Şu büyüklerin tarikatının dayanağı sohbet üzerinedir. Bunda dedi-kodu ile, hallerden uzak nağmelerle bir şey hasıl olmaz.[2] Belki bunlar yükseliş ve kemalat derecelerini talepte gevşeklik getirir.
İşte aklı başında olan herkesin iiyi düşünüp ileri geri konuşmaması, gerçek Allah dostu olan şeyhlere dil uzatmaması gerekir. Şeyhlik külah ve takke ile, post ve tesbih ile verilmez, bu Allah vergisidir. Babadan oğula veya damada kalacak diye bir şartı da yoktur. Nakşi yolunun 36 mürşidi içinde oğula veya damada bırakan iki veya üç mürşidi geçmez. Böyle iken ALlahın seçtiği dostlarına dil uzatanlar işi sahte şeyhler ve dervişlele karıştırmak tadırlar. Ama nice inkarcılar, sonunda inkar ettiği şeyhe tabi olmuşlardır.
Seyyid Kutub'un kardeşi Muhammed Kutub, bir gün Mahmud Efendi Hazretlerini ziyaret etmişti.

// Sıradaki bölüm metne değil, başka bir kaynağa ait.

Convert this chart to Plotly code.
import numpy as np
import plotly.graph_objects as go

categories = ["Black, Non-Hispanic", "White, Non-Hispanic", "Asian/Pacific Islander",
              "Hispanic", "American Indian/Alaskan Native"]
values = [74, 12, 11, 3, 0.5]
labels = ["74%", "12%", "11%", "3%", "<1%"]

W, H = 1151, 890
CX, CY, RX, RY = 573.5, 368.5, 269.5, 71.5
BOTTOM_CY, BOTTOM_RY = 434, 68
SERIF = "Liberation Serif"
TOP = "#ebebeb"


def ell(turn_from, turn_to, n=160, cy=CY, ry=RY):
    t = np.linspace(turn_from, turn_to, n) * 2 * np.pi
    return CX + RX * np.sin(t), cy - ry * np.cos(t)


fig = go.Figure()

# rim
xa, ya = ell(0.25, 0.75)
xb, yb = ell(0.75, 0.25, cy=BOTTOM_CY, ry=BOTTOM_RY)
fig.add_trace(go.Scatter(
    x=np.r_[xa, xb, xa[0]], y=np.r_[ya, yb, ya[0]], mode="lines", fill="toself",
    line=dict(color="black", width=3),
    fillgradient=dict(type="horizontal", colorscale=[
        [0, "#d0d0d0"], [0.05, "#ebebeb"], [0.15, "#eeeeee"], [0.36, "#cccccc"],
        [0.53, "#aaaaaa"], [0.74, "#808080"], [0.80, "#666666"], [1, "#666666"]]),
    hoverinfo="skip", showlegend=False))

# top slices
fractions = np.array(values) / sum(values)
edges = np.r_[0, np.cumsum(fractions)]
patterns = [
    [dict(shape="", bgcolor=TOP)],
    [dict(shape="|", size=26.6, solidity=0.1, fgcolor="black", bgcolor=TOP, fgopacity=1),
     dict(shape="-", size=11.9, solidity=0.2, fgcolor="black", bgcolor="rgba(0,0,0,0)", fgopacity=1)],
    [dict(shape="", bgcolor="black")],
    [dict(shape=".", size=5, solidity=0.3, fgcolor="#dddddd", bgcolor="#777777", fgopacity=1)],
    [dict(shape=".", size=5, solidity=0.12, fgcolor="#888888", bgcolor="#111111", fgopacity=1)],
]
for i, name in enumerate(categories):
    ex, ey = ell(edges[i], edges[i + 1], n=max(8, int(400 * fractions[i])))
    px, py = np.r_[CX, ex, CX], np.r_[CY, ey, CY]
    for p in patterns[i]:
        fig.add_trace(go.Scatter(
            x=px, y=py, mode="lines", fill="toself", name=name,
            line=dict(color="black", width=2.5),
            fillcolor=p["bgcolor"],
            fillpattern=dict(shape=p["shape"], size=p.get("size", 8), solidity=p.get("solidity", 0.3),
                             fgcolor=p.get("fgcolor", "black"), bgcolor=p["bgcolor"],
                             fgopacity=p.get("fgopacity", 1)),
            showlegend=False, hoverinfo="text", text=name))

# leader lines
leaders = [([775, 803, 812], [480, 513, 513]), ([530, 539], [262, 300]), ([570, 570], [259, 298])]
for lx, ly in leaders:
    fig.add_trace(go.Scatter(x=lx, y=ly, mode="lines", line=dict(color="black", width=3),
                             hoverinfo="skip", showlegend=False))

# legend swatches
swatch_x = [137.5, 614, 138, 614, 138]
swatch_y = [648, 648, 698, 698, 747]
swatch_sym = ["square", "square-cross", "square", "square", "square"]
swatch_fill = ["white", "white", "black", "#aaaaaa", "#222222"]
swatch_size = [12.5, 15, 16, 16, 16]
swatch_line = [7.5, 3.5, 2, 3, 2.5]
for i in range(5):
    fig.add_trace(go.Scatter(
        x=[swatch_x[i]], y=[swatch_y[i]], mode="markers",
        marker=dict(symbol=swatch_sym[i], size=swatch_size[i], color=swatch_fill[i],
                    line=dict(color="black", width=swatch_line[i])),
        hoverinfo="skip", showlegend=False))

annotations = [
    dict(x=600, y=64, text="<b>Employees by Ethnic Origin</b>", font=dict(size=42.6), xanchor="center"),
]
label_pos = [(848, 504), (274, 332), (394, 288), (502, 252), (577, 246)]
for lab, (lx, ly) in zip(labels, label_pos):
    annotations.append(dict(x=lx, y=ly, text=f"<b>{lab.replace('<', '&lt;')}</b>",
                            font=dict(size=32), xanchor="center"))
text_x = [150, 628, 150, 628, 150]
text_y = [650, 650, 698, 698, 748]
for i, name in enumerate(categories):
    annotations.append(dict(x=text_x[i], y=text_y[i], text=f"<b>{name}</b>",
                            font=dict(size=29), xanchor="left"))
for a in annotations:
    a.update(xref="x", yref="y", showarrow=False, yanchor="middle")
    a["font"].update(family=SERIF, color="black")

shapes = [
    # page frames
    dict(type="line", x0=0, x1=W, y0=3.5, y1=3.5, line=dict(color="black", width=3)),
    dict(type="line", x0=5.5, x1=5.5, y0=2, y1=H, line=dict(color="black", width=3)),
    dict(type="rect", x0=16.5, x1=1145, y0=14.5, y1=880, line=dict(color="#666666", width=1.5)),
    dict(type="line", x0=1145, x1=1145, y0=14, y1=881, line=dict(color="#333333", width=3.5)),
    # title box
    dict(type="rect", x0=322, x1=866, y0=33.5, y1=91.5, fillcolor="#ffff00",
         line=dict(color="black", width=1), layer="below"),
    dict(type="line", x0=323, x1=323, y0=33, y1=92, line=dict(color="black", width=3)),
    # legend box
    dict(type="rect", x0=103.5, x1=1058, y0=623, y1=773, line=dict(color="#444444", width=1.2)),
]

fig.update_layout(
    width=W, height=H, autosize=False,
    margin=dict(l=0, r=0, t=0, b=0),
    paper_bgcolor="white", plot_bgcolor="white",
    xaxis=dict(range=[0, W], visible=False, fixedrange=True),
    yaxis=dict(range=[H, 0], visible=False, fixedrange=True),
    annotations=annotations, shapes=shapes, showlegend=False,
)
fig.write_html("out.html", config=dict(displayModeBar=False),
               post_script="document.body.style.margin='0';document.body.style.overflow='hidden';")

Sohbetten sonra şöyle bir itirafta bulundu: Ağabeyim Mısırdaki bozuk tarikatler ve sahte şeyhler yüzünden tarikatı inkar etmişti, böyle olduğunuzu bilse inkar etmezdi.
Burda Ataullah İskenderinin k.s. , İbni Teymiyyeye verdiği misali hatırlatırız. İbni Teymiyye Mısırda hapsedilmişti, akşam namazı için izin alınmış ve Ataullah İskenderinin peşinde akşam namazını kılmak istemiş. Namazdan sonra sohbet ettiler ve Ataullah İskenderi k.s. sonunda şöyle dedi: Şianınhazreti Ali Hakkında ileri geri sözleri olmayacak şeyleri ithaf etmesi ve bir takım hezeyanları, Hazreti Alinin r.a. büyüklüğüne ve şanına zarar verirmi? İbni Teymiyye; hayır dedi.

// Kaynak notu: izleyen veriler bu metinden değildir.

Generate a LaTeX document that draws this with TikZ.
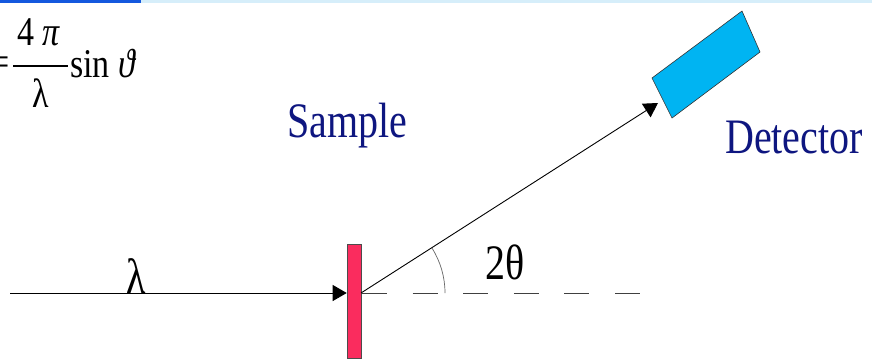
\documentclass[tikz,border=0pt]{standalone}
\usepackage{fontspec}
\setmainfont{Liberation Serif}
\usetikzlibrary{arrows.meta}

\definecolor{bandblue}{RGB}{20,88,222}
\definecolor{bandpale}{RGB}{214,238,250}
\definecolor{titlenavy}{RGB}{14,22,128}
\definecolor{samplered}{RGB}{250,44,94}
\definecolor{detblue}{RGB}{0,180,242}

\begin{document}
\begin{tikzpicture}[x=1pt, y=-1pt, >={Triangle[length=14pt,width=16pt]},
  beam/.style={->, line width=0.9pt},
  bigtext/.style={font=\fontsize{40}{40}\selectfont, inner sep=0pt, yscale=1.24},
  formtext/.style={font=\fontsize{34}{34}\selectfont, inner sep=0pt, yscale=1.2}]
  \useasboundingbox (0,0) rectangle (872,359);
  \clip (0,0) rectangle (872,359);
  % band along the top edge
  \fill[bandpale] (140,0) rectangle (872,2.5);
  \fill[bandblue] (0,0) rectangle (141,2.5);
  % q = 4 pi / lambda sin theta, cut at the left edge
  \node[formtext, anchor=east] (eq) at (10,66) {=};
  \node[formtext, anchor=base] (num) at (39,45) {4 \textit{π}};
  \draw[line width=2pt] (13,66) -- (68,66);
  \node[formtext, anchor=north] (den) at (41,79) {λ};
  \node[formtext, anchor=base west] (sinfn) at (70,77) {sin \textit{ϑ}};
  % sample and incoming beam
  \node[draw=black!70, fill=samplered, line width=0.6pt, minimum width=14pt,
        minimum height=114pt, inner sep=0pt] (sample) at (354,301) {};
  \coordinate (src) at (10,293);
  \coordinate (hit) at (361,293);
  \draw[beam] (src) -- (src -| sample.west);
  \node[bigtext, anchor=base] (wavelen) at (136,293) {λ};
  \node[bigtext, anchor=base west, text=titlenavy] (samplename) at (287,137) {Sample};
  % detector
  \coordinate (d1) at (652,78);
  \coordinate (d2) at (742,11);
  \coordinate (d3) at (760,52);
  \coordinate (d4) at (672,118);
  \coordinate (detin) at (658,103);
  \filldraw[fill=detblue, draw=black!80, line width=0.6pt] (d1) -- (d2) -- (d3) -- (d4) -- cycle;
  \node[bigtext, anchor=base west, text=titlenavy] (detname) at (725,153) {Detector};
  % scattered beam, straight-through line and the angle
  \draw[beam] (hit) -- (detin);
  \draw[black!75, line width=0.9pt, dash pattern=on 25pt off 25.6pt] (362,293) -- (640,293);
  \draw[black!60, line width=0.7pt] (445,293) arc[start angle=0, end angle=32.5, radius=84pt];
  \node[bigtext, anchor=base west] (twotheta) at (485,279) {2θ};
\end{tikzpicture}
\end{document}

İşte bu tarikat yolu da böyledir, hak ehline başkalarının yanlışlı zarar vermez. (Bu kıssa Ezher yayınlarında matbu'dur.)
[1] İnabe: yönelmek. Tarikat
dersi alarak şeyhe bağlanmak.
[2] Asıl kemalatlar, sohbetle hasıl
olur. Bu yol ashabı kiramın yoludur. Marifet ehlinin sohbeti ganimettir,
gafillerin ve kabı boş olanların sohbeti illettir.